** start AVAILABLE DATA **

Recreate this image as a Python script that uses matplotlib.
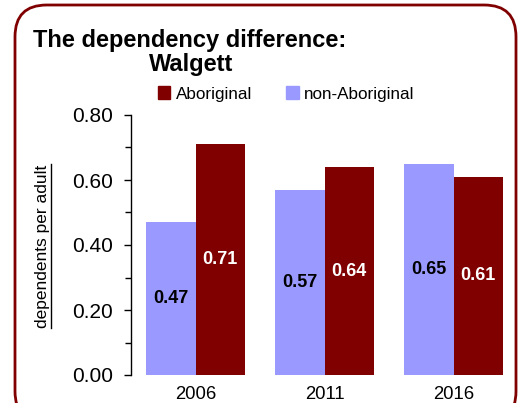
import matplotlib
matplotlib.use("Agg")
import matplotlib.pyplot as plt
import numpy as np
from matplotlib.patches import FancyBboxPatch, Patch
from matplotlib.lines import Line2D

years = ["2006", "2011", "2016"]
aboriginal = [0.71, 0.64, 0.61]
non_aboriginal = [0.47, 0.57, 0.65]
yticks = [0.0, 0.2, 0.4, 0.6, 0.8]

RED = "#800000"
BLUE = "#9999FF"
plt.rcParams['font.family'] = ['Liberation Sans', 'DejaVu Sans']

fig = plt.figure(figsize=(5.29, 4.03), dpi=100)
W, H = 529, 403
ax = fig.add_axes([131 / W, 1 - 375 / H, 387 / W, 260 / H])

x = np.arange(len(years))
bw = 0.384
b1 = ax.bar(x - bw / 2, non_aboriginal, bw, color=BLUE)
b2 = ax.bar(x + bw / 2, aboriginal, bw, color=RED)

for rect, v in zip(b1, non_aboriginal):
    ax.text(rect.get_x() + rect.get_width() / 2, v / 2, f"{v:.2f}", ha='center', va='center',
            fontsize=13, fontweight='bold', color='black')
for rect, v in zip(b2, aboriginal):
    ax.text(rect.get_x() + rect.get_width() / 2, v / 2, f"{v:.2f}", ha='center', va='center',
            fontsize=13, fontweight='bold', color='white')

ax.set_xlim(-0.5, 2.5)
ax.set_ylim(0, 0.8)
ax.set_yticks(yticks)
ax.set_yticklabels([f"{t:.2f}" for t in yticks], fontsize=15)
ax.set_yticks(np.arange(0.1, 0.8, 0.2), minor=True)
ax.tick_params(axis='y', which='major', length=5, width=1, direction='out', pad=8)
ax.tick_params(axis='y', which='minor', length=4, width=1, direction='out')
ax.set_xticks(x)
ax.set_xticklabels(years, fontsize=13.3)
ax.tick_params(axis='x', length=0, pad=8)
for s in ['top', 'right', 'bottom']:
    ax.spines[s].set_visible(False)
ax.spines['left'].set_linewidth(1)

# y label with underline
yl = fig.text(43 / W, 1 - 246 / H, "dependents per adult", rotation=90, ha='center', va='center',
              fontsize=12.5)
fig.canvas.draw()
bb = yl.get_window_extent().transformed(fig.transFigure.inverted())
fig.add_artist(Line2D([bb.x1 + 0.001, bb.x1 + 0.001], [bb.y0, bb.y1], transform=fig.transFigure,
                      color='black', lw=1))

# title
fig.text(33 / W, 1 - 40 / H, "The dependency difference:", ha='left', va='center',
         fontsize=17, fontweight='bold')
fig.text(191 / W, 1 - 64 / H, "Walgett", ha='center', va='center', fontsize=17, fontweight='bold')

# legend
handles = [Patch(color=RED, label="Aboriginal"), Patch(color=BLUE, label="non-Aboriginal")]
fig.legend(handles=handles, loc='center', bbox_to_anchor=(286 / W, 1 - 94 / H), ncol=2, frameon=False,
           fontsize=12.3, handlelength=0.75, handleheight=0.75,
           handletextpad=0.3, columnspacing=2.0)

# rounded border
border = FancyBboxPatch((15 / W, -20 / H), 501 / W, (398 + 20) / H,
                        boxstyle="round,pad=0,rounding_size=0.06", transform=fig.transFigure,
                        fill=False, edgecolor=RED, lw=2, mutation_aspect=W / H)
fig.add_artist(border)

fig.savefig("out.png", dpi=100)
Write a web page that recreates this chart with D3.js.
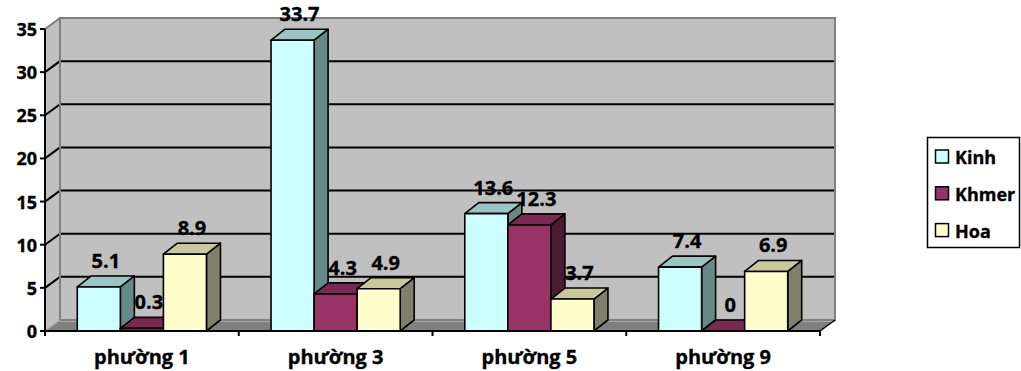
<!DOCTYPE html>
<html>
<head>
<meta charset="utf-8">
<script src="https://cdn.jsdelivr.net/npm/d3@7"></script>
<style>
  html, body { margin: 0; padding: 0; background: #fff; }
  svg { display: block; }
  text { font-family: "Open Sans", "Noto Sans", sans-serif; font-weight: bold; fill: #000; stroke: #000; stroke-width: 0.35px; }
</style>
</head>
<body>
<svg id="chart" width="1021" height="371"></svg>
<script>
// Population share by ethnic group in each ward (%)
const categories = ["phường 1", "phường 3", "phường 5", "phường 9"];
const seriesNames = ["Kinh", "Khmer", "Hoa"];
const kinhValues = [5.1, 33.7, 13.6, 7.4];
const khmerValues = [0.3, 4.3, 12.3, 0];
const hoaValues = [8.9, 4.9, 3.7, 6.9];
const yTickValues = [0, 5, 10, 15, 20, 25, 30, 35];

const seriesValues = [kinhValues, khmerValues, hoaValues];

// face colours per series: front, top, side
const palette = {
  Kinh:  { front: "#CCFFFF", top: "#99C6C4", side: "#668A88" },
  Khmer: { front: "#993366", top: "#7A2952", side: "#4D1A33" },
  Hoa:   { front: "#FFFFCC", top: "#C8C89C", side: "#80806A" }
};

const svg = d3.select("#chart");

// front plane geometry
const plotLeft = 45, plotRight = 820, plotBottom = 331, plotTop = 29;
// depth offset of the walls and of the bars
const wallDx = 15, wallDy = -11;
const barDx = 14, barDy = -11;

const y = d3.scaleLinear().domain([0, 35]).range([plotBottom, plotTop]);
const x0 = d3.scaleBand().domain(categories).range([plotLeft, plotRight]).padding(0);
const x1 = d3.scaleBand().domain(seriesNames).range([0, x0.bandwidth()])
  .paddingInner(0).paddingOuter(0.75);

const poly = pts => pts.map(p => p.join(",")).join(" ");

// back wall
svg.append("rect")
  .attr("x", plotLeft + wallDx).attr("y", plotTop + wallDy)
  .attr("width", plotRight - plotLeft).attr("height", plotBottom - plotTop)
  .attr("fill", "#C0C0C0");

// left wall
svg.append("polygon")
  .attr("points", poly([[plotLeft, plotBottom], [plotLeft, plotTop], [plotLeft + wallDx, plotTop + wallDy], [plotLeft + wallDx, plotBottom + wallDy]]))
  .attr("fill", "#C0C0C0");

// floor
svg.append("polygon")
  .attr("points", poly([[plotLeft, plotBottom], [plotRight, plotBottom], [plotRight + wallDx, plotBottom + wallDy], [plotLeft + wallDx, plotBottom + wallDy]]))
  .attr("fill", "#808080");
svg.append("line")
  .attr("x1", plotLeft + wallDx).attr("x2", plotRight + wallDx)
  .attr("y1", plotBottom + wallDy + 1).attr("y2", plotBottom + wallDy + 1)
  .attr("stroke", "#A8A8A8").attr("stroke-width", 2);

// gridlines on back and left walls
const grid = svg.append("g");
yTickValues.filter(v => v > 0 && v < 35).forEach(v => {
  grid.append("line")
    .attr("x1", plotLeft + wallDx).attr("x2", plotRight + wallDx)
    .attr("y1", y(v) + wallDy).attr("y2", y(v) + wallDy)
    .attr("stroke", "#000").attr("stroke-width", 2);
  grid.append("line")
    .attr("x1", plotLeft).attr("x2", plotLeft + wallDx)
    .attr("y1", y(v)).attr("y2", y(v) + wallDy)
    .attr("stroke", "#000").attr("stroke-width", 2);
});

// wall borders
svg.append("rect")
  .attr("x", plotLeft + wallDx).attr("y", plotTop + wallDy)
  .attr("width", plotRight - plotLeft).attr("height", plotBottom - plotTop)
  .attr("fill", "none").attr("stroke", "#808080").attr("stroke-width", 2);
svg.append("line")
  .attr("x1", plotLeft).attr("x2", plotLeft + wallDx)
  .attr("y1", plotTop).attr("y2", plotTop + wallDy)
  .attr("stroke", "#808080").attr("stroke-width", 2);
svg.append("line")
  .attr("x1", plotLeft).attr("x2", plotLeft + wallDx)
  .attr("y1", plotBottom).attr("y2", plotBottom + wallDy)
  .attr("stroke", "#A8A8A8").attr("stroke-width", 1.5);
svg.append("line")
  .attr("x1", plotRight).attr("x2", plotRight + wallDx)
  .attr("y1", plotBottom).attr("y2", plotBottom + wallDy)
  .attr("stroke", "#000").attr("stroke-width", 1.5);

// bars: drawn left to right so each front face covers the previous side face
const bars = svg.append("g");
categories.forEach((cat, ci) => {
  seriesNames.forEach((s, si) => {
    const v = seriesValues[si][ci];
    const bx = x0(cat) + x1(s);
    const bw = x1.bandwidth();
    const yt = y(v);
    const c = palette[s];
    const g = bars.append("g").attr("stroke", "#000").attr("stroke-width", 1.6).attr("stroke-linejoin", "round");
    g.append("polygon")
      .attr("points", poly([[bx + bw, plotBottom], [bx + bw, yt], [bx + bw + barDx, yt + barDy], [bx + bw + barDx, plotBottom + barDy]]))
      .attr("fill", c.side);
    g.append("polygon")
      .attr("points", poly([[bx, yt], [bx + bw, yt], [bx + bw + barDx, yt + barDy], [bx + barDx, yt + barDy]]))
      .attr("fill", c.top);
    if (v > 0) {
      g.append("rect")
        .attr("x", bx).attr("y", yt)
        .attr("width", bw).attr("height", plotBottom - yt)
        .attr("fill", c.front);
    }
  });
});

// value labels
const labels = svg.append("g");
categories.forEach((cat, ci) => {
  seriesNames.forEach((s, si) => {
    const v = seriesValues[si][ci];
    labels.append("text")
      .attr("x", x0(cat) + x1(s) + x1.bandwidth() / 2 + 7)
      .attr("y", y(v) - 19)
      .attr("text-anchor", "middle")
      .style("font-size", "20px")
      .text(String(v));
  });
});

// value axis
const yAxis = svg.append("g");
yAxis.append("line")
  .attr("x1", plotLeft).attr("x2", plotLeft).attr("y1", plotBottom).attr("y2", plotTop)
  .attr("stroke", "#000").attr("stroke-width", 2);
yTickValues.forEach(v => {
  yAxis.append("line")
    .attr("x1", plotLeft - 5).attr("x2", plotLeft).attr("y1", y(v)).attr("y2", y(v))
    .attr("stroke", "#000").attr("stroke-width", 2);
  yAxis.append("text")
    .attr("x", 37).attr("y", y(v))
    .attr("text-anchor", "end").attr("dominant-baseline", "central")
    .style("font-size", "18px")
    .text(v);
});

// category axis
const xAxis = svg.append("g");
xAxis.append("line")
  .attr("x1", plotLeft).attr("x2", plotRight).attr("y1", plotBottom).attr("y2", plotBottom)
  .attr("stroke", "#000").attr("stroke-width", 2);
const tickXs = categories.map(c => x0(c)).concat([plotRight]);
tickXs.forEach(tx => {
  xAxis.append("line")
    .attr("x1", tx).attr("x2", tx).attr("y1", plotBottom).attr("y2", plotBottom + 5)
    .attr("stroke", "#000").attr("stroke-width", 2);
});
categories.forEach(c => {
  xAxis.append("text")
    .attr("x", x0(c) + x0.bandwidth() / 2)
    .attr("y", 364)
    .attr("text-anchor", "middle")
    .style("font-size", "20px")
    .text(c);
});

// legend
const legend = svg.append("g");
legend.append("rect")
  .attr("x", 927.5).attr("y", 137.5).attr("width", 92).attr("height", 110)
  .attr("fill", "#fff").attr("stroke", "#000").attr("stroke-width", 1.5);
seriesNames.forEach((s, i) => {
  const cy = 157 + i * 36.8;
  legend.append("rect")
    .attr("x", 935.5).attr("y", cy - 7).attr("width", 13).attr("height", 13)
    .attr("fill", palette[s].front).attr("stroke", "#000").attr("stroke-width", 1.5);
  legend.append("text")
    .attr("x", 955).attr("y", cy)
    .attr("dominant-baseline", "central")
    .style("font-size", "18px")
    .text(s);
});
</script>
</body>
</html>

** end AVAILABLE DATA **

> _EXERCISE INSTRUCTIONS_: Reproduce exactly the run of lines that opens the listing and closes with the line holding "yticks = [0.0, 0.2, 0.4, 0.6, 0.8]". Pictures are excluded.

> _RESPONSE_:
Recreate this image as a Python script that uses matplotlib.
import matplotlib
matplotlib.use("Agg")
import matplotlib.pyplot as plt
import numpy as np
from matplotlib.patches import FancyBboxPatch, Patch
from matplotlib.lines import Line2D

years = ["2006", "2011", "2016"]
aboriginal = [0.71, 0.64, 0.61]
non_aboriginal = [0.47, 0.57, 0.65]
yticks = [0.0, 0.2, 0.4, 0.6, 0.8]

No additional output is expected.